>>>

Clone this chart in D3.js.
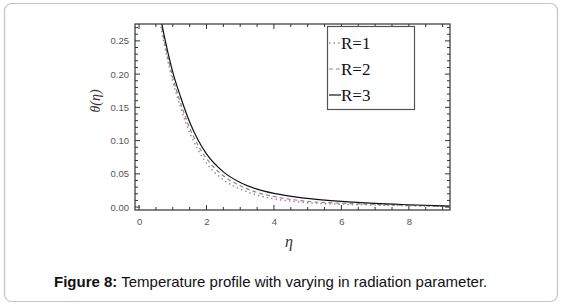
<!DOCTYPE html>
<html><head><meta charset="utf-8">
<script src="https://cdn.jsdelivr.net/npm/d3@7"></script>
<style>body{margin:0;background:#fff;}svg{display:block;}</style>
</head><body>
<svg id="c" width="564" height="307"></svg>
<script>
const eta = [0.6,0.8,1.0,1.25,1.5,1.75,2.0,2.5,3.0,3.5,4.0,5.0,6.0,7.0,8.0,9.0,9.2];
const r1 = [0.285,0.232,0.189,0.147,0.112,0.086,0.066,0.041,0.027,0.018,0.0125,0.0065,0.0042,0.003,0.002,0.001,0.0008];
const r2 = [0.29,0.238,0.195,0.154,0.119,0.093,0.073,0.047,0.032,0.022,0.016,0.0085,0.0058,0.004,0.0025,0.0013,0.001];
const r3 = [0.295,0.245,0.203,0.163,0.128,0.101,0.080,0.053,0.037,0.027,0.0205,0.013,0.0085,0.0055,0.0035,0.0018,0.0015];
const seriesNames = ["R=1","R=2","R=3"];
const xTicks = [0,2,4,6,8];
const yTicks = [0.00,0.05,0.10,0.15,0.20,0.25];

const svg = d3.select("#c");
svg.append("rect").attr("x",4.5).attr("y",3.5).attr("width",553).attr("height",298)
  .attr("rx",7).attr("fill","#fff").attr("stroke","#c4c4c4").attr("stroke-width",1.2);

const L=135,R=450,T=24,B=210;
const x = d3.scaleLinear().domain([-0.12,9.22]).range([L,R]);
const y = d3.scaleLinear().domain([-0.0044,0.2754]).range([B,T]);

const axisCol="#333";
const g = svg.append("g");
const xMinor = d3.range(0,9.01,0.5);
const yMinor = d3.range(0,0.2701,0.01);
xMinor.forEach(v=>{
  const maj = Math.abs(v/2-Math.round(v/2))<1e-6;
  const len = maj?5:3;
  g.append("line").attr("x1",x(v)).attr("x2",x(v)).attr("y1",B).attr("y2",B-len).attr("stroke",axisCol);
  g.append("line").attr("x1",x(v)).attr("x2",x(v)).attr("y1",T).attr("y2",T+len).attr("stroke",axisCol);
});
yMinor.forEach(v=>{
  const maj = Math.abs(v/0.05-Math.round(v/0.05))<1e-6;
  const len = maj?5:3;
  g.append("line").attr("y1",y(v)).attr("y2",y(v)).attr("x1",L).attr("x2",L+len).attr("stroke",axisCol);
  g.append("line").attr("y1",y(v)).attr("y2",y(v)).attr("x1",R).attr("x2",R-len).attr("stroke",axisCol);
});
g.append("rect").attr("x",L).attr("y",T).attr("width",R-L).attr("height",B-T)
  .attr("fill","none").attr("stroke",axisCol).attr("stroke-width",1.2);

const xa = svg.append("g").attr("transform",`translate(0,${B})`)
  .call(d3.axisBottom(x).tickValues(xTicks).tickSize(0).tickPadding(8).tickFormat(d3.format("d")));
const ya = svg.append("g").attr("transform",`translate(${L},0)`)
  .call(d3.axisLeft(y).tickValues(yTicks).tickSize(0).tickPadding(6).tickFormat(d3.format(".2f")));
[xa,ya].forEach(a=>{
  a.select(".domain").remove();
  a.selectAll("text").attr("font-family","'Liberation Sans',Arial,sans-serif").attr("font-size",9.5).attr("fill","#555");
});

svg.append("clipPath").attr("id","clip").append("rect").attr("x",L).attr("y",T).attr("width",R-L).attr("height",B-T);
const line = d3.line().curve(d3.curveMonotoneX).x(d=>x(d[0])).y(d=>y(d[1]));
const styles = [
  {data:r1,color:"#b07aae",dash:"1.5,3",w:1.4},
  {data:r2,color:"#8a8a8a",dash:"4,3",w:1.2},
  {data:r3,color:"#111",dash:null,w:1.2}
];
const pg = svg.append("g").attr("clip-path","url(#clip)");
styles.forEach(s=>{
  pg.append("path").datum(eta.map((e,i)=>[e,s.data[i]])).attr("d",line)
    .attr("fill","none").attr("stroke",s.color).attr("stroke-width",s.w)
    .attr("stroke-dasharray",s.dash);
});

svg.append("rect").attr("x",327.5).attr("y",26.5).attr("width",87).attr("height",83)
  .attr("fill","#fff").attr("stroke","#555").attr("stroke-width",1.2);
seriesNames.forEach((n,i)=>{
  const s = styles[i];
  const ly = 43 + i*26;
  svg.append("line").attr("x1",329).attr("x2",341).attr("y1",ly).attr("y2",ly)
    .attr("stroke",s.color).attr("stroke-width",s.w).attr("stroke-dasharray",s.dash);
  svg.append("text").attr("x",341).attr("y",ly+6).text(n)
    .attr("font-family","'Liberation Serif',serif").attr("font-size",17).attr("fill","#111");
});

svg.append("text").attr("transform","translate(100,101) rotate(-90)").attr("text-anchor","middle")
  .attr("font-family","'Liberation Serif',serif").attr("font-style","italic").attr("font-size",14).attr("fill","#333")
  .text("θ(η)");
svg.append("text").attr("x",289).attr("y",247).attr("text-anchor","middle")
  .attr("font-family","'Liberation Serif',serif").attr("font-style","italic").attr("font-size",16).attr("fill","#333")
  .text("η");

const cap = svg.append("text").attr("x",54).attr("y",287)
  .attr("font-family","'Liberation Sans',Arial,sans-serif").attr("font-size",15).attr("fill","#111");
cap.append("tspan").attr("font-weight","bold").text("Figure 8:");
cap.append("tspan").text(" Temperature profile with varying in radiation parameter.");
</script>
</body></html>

<<<

> **Written problem**: Reproduce exactly the run of lines that opens the listing and closes with the line holding "y = d3.scaleLinear().domain([-0.0044,0.2754]).range([B,T]);". Pictures are excluded.

> **Correct answer**:
Clone this chart in D3.js.
<!DOCTYPE html>
<html><head><meta charset="utf-8">
<script src="https://cdn.jsdelivr.net/npm/d3@7"></script>
<style>body{margin:0;background:#fff;}svg{display:block;}</style>
</head><body>
<svg id="c" width="564" height="307"></svg>
<script>
const eta = [0.6,0.8,1.0,1.25,1.5,1.75,2.0,2.5,3.0,3.5,4.0,5.0,6.0,7.0,8.0,9.0,9.2];
const r1 = [0.285,0.232,0.189,0.147,0.112,0.086,0.066,0.041,0.027,0.018,0.0125,0.0065,0.0042,0.003,0.002,0.001,0.0008];
const r2 = [0.29,0.238,0.195,0.154,0.119,0.093,0.073,0.047,0.032,0.022,0.016,0.0085,0.0058,0.004,0.0025,0.0013,0.001];
const r3 = [0.295,0.245,0.203,0.163,0.128,0.101,0.080,0.053,0.037,0.027,0.0205,0.013,0.0085,0.0055,0.0035,0.0018,0.0015];
const seriesNames = ["R=1","R=2","R=3"];
const xTicks = [0,2,4,6,8];
const yTicks = [0.00,0.05,0.10,0.15,0.20,0.25];

const svg = d3.select("#c");
svg.append("rect").attr("x",4.5).attr("y",3.5).attr("width",553).attr("height",298)
  .attr("rx",7).attr("fill","#fff").attr("stroke","#c4c4c4").attr("stroke-width",1.2);

const L=135,R=450,T=24,B=210;
const x = d3.scaleLinear().domain([-0.12,9.22]).range([L,R]);
const y = d3.scaleLinear().domain([-0.0044,0.2754]).range([B,T]);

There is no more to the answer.